* START *
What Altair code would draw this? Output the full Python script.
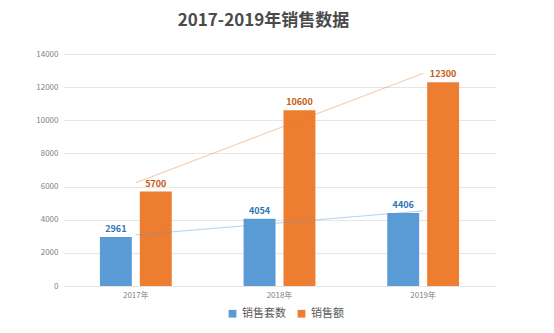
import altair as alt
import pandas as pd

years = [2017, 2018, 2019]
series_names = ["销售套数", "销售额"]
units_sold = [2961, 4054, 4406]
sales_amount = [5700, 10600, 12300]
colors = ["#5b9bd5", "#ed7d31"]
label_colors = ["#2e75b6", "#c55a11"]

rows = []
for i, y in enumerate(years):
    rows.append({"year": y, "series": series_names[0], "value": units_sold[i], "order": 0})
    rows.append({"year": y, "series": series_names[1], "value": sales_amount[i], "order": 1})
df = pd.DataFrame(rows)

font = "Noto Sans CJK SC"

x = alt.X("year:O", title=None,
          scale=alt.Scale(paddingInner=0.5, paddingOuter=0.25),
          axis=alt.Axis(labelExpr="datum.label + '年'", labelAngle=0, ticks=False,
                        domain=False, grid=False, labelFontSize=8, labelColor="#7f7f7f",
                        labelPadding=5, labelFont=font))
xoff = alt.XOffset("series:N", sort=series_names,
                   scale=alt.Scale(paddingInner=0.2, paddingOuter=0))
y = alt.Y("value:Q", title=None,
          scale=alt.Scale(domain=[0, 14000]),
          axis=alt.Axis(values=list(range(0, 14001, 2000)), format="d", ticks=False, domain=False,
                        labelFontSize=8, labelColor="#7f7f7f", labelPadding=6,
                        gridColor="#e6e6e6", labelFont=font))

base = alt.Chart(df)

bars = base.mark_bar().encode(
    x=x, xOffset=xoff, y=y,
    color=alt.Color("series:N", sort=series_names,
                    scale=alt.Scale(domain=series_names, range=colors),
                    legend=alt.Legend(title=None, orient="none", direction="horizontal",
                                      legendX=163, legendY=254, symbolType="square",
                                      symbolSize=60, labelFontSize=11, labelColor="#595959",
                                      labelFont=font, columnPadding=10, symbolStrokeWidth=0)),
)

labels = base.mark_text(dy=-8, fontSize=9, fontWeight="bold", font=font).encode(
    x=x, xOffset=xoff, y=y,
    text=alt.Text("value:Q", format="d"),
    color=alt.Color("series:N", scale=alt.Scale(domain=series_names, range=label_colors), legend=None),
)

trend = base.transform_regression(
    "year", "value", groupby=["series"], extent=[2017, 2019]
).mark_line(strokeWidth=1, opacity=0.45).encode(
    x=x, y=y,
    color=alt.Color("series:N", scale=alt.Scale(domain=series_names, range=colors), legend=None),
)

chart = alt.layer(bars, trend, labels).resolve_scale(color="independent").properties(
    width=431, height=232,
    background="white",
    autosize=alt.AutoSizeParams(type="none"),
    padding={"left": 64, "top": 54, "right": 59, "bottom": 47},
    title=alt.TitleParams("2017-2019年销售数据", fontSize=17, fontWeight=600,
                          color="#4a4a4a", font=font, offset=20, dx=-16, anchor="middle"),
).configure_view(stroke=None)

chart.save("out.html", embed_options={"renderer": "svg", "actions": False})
* END *
* START *
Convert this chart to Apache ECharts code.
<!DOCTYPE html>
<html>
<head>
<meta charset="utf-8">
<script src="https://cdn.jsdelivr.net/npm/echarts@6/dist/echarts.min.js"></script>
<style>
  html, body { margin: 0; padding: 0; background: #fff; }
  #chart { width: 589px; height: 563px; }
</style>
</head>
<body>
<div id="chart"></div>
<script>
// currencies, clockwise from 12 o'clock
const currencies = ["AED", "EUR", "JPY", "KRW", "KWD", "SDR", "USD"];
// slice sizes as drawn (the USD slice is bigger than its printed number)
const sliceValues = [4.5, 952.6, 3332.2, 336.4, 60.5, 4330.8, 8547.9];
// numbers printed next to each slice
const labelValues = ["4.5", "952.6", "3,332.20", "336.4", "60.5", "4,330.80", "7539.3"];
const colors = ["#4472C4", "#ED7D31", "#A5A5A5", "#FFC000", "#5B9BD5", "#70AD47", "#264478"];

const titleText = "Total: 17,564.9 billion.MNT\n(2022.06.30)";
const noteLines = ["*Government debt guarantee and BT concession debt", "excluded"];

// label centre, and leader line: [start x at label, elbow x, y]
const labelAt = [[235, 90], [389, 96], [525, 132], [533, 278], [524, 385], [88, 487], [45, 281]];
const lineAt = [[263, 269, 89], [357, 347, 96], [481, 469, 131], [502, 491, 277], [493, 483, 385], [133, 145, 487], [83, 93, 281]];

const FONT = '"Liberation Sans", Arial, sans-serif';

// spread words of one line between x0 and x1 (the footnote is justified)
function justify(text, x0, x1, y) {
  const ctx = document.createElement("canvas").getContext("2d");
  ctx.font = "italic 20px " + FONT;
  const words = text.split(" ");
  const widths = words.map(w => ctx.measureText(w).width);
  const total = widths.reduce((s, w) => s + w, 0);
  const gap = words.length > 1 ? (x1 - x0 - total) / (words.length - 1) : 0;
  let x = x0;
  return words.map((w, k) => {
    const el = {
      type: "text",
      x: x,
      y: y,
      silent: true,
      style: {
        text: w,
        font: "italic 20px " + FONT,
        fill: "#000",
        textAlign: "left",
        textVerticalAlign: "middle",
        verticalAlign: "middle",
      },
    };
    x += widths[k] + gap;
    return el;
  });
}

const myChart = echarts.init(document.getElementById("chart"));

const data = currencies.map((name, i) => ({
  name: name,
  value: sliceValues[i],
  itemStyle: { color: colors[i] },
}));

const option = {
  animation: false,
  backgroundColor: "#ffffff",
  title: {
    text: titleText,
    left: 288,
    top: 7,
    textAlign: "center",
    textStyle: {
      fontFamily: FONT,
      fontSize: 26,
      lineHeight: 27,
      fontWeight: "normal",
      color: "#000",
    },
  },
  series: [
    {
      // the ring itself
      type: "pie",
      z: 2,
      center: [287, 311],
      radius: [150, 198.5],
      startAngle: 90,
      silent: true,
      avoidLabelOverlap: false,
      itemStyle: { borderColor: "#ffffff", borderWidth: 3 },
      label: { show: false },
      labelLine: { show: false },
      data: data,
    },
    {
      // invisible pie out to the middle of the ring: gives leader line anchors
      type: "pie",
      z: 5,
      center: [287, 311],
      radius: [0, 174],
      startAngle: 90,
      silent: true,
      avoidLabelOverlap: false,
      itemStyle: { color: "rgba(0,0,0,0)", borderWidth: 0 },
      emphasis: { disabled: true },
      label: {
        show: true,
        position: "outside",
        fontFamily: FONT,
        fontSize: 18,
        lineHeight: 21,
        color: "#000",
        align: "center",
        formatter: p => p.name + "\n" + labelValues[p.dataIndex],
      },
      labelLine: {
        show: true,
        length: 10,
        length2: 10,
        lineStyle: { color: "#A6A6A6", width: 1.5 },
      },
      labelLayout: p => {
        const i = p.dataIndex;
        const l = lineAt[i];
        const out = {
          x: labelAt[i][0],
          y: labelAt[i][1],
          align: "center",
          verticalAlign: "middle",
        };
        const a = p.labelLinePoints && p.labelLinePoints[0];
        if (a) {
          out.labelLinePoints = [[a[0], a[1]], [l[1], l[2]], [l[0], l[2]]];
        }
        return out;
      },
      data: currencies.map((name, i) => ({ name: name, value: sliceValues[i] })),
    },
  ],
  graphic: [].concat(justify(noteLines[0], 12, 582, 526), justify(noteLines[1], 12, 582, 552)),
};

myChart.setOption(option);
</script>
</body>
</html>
* END *
Instructions for the task
Exactly as they appear, write out the lines from the one containing "What Altair code" down to the one containing "base = alt.Chart(df)", both included. Pictures are left out.

Task result
What Altair code would draw this? Output the full Python script.
import altair as alt
import pandas as pd

years = [2017, 2018, 2019]
series_names = ["销售套数", "销售额"]
units_sold = [2961, 4054, 4406]
sales_amount = [5700, 10600, 12300]
colors = ["#5b9bd5", "#ed7d31"]
label_colors = ["#2e75b6", "#c55a11"]

rows = []
for i, y in enumerate(years):
    rows.append({"year": y, "series": series_names[0], "value": units_sold[i], "order": 0})
    rows.append({"year": y, "series": series_names[1], "value": sales_amount[i], "order": 1})
df = pd.DataFrame(rows)

font = "Noto Sans CJK SC"

x = alt.X("year:O", title=None,
          scale=alt.Scale(paddingInner=0.5, paddingOuter=0.25),
          axis=alt.Axis(labelExpr="datum.label + '年'", labelAngle=0, ticks=False,
                        domain=False, grid=False, labelFontSize=8, labelColor="#7f7f7f",
                        labelPadding=5, labelFont=font))
xoff = alt.XOffset("series:N", sort=series_names,
                   scale=alt.Scale(paddingInner=0.2, paddingOuter=0))
y = alt.Y("value:Q", title=None,
          scale=alt.Scale(domain=[0, 14000]),
          axis=alt.Axis(values=list(range(0, 14001, 2000)), format="d", ticks=False, domain=False,
                        labelFontSize=8, labelColor="#7f7f7f", labelPadding=6,
                        gridColor="#e6e6e6", labelFont=font))

base = alt.Chart(df)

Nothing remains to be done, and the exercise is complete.